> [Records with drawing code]
########################################
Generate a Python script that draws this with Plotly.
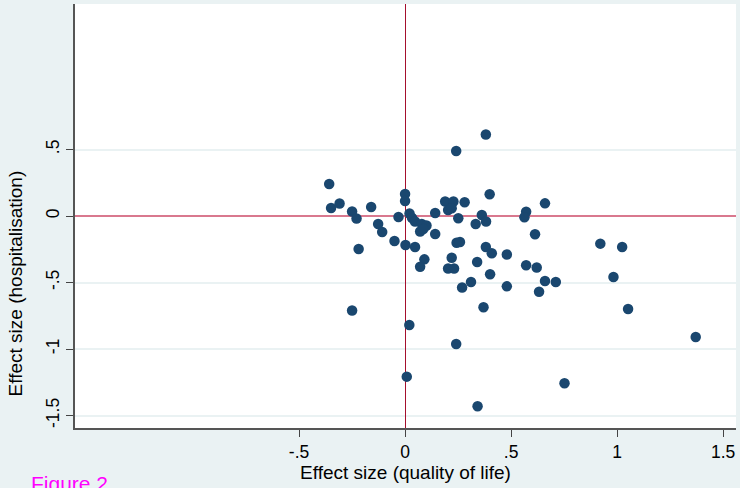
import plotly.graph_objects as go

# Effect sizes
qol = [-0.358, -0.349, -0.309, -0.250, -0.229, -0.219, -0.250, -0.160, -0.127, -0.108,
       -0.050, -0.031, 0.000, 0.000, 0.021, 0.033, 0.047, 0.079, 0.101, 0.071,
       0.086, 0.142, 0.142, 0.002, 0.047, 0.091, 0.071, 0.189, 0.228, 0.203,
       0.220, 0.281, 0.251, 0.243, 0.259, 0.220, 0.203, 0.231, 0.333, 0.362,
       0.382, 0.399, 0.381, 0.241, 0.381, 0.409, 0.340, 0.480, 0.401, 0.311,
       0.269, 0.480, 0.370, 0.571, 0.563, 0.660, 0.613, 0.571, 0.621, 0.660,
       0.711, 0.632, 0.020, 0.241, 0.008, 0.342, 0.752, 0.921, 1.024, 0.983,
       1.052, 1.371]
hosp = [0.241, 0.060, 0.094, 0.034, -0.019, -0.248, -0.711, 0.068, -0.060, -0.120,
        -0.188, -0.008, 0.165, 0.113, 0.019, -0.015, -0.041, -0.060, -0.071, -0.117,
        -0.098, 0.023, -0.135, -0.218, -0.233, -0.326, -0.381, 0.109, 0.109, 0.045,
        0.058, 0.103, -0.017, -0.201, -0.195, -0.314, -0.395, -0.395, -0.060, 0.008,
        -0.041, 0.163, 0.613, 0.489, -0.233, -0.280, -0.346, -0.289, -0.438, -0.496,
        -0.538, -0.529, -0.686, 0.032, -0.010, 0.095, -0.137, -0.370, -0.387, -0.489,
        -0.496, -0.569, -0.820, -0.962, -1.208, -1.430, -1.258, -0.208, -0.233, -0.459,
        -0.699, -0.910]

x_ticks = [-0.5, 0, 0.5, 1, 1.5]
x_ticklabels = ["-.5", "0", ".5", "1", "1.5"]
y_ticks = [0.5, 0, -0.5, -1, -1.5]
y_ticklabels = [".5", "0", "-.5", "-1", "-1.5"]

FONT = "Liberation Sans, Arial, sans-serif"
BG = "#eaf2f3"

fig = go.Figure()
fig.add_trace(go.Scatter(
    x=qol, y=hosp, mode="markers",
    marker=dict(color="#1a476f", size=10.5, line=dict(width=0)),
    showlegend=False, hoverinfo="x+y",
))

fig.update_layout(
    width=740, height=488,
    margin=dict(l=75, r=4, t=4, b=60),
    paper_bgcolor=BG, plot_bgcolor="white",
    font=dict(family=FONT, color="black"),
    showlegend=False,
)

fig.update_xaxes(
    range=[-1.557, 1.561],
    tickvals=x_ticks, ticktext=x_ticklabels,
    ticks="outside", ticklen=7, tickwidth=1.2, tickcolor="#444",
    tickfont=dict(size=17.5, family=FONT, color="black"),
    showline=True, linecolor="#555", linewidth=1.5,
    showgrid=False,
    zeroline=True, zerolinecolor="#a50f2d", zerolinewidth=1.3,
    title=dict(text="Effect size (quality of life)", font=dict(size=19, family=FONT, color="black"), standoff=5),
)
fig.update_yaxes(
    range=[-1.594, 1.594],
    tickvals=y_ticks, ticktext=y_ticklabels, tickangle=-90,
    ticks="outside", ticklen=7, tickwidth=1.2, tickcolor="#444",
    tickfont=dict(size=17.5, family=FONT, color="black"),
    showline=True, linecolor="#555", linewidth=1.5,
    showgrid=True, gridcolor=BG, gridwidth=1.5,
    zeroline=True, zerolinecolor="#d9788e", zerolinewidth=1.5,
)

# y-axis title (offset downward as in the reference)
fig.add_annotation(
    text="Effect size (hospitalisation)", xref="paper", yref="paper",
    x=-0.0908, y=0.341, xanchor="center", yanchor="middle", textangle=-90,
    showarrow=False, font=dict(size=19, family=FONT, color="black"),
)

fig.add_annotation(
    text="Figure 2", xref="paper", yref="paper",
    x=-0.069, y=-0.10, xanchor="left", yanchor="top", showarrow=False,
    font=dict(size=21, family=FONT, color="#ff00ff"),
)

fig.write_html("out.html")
########################################
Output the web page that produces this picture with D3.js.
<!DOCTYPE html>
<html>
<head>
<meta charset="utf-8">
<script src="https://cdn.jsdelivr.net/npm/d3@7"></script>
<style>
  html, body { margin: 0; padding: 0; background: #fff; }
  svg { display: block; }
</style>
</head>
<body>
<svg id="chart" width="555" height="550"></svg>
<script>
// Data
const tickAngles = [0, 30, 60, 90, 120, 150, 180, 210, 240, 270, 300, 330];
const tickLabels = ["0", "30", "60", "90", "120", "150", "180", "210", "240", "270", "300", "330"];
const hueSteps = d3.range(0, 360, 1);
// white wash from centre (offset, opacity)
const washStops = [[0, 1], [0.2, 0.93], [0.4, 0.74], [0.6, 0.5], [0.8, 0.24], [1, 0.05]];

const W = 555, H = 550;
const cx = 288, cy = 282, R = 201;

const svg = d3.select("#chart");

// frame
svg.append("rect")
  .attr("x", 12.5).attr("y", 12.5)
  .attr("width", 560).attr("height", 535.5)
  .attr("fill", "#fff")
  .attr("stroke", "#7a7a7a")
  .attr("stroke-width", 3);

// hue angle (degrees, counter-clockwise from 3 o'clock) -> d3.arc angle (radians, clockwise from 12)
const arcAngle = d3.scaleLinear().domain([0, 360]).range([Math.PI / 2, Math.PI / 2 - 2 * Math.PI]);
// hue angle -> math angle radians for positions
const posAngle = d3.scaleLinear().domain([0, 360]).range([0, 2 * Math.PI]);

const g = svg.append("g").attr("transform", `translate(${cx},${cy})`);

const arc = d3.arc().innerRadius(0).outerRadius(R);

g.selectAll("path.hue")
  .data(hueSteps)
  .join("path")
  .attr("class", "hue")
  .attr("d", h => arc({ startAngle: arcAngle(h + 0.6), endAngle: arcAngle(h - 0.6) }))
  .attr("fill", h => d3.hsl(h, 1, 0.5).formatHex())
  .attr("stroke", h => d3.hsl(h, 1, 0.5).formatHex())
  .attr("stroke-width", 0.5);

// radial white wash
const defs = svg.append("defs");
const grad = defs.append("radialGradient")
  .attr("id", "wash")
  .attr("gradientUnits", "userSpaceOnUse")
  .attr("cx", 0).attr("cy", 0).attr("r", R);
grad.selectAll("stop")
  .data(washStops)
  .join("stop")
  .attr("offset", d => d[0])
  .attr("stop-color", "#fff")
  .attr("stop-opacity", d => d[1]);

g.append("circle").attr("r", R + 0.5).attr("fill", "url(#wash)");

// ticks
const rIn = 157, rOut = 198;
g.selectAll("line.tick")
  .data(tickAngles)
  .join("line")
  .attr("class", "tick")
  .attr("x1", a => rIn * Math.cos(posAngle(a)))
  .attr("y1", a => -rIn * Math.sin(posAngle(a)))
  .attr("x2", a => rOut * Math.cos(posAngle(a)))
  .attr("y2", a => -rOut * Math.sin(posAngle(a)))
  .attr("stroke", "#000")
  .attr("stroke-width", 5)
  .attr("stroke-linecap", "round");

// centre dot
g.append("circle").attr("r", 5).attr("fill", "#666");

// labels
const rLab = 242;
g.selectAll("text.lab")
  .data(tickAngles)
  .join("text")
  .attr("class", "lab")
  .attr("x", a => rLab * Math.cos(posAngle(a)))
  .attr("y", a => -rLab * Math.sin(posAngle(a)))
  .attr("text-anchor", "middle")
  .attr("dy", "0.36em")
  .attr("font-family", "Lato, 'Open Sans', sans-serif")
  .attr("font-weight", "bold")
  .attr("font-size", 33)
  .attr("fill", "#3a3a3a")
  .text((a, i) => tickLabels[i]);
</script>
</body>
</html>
########################################
> [Stated task] Copy every line of the listing containing the string "that".

> [Complete answer]
Generate a Python script that draws this with Plotly.
Output the web page that produces this picture with D3.js.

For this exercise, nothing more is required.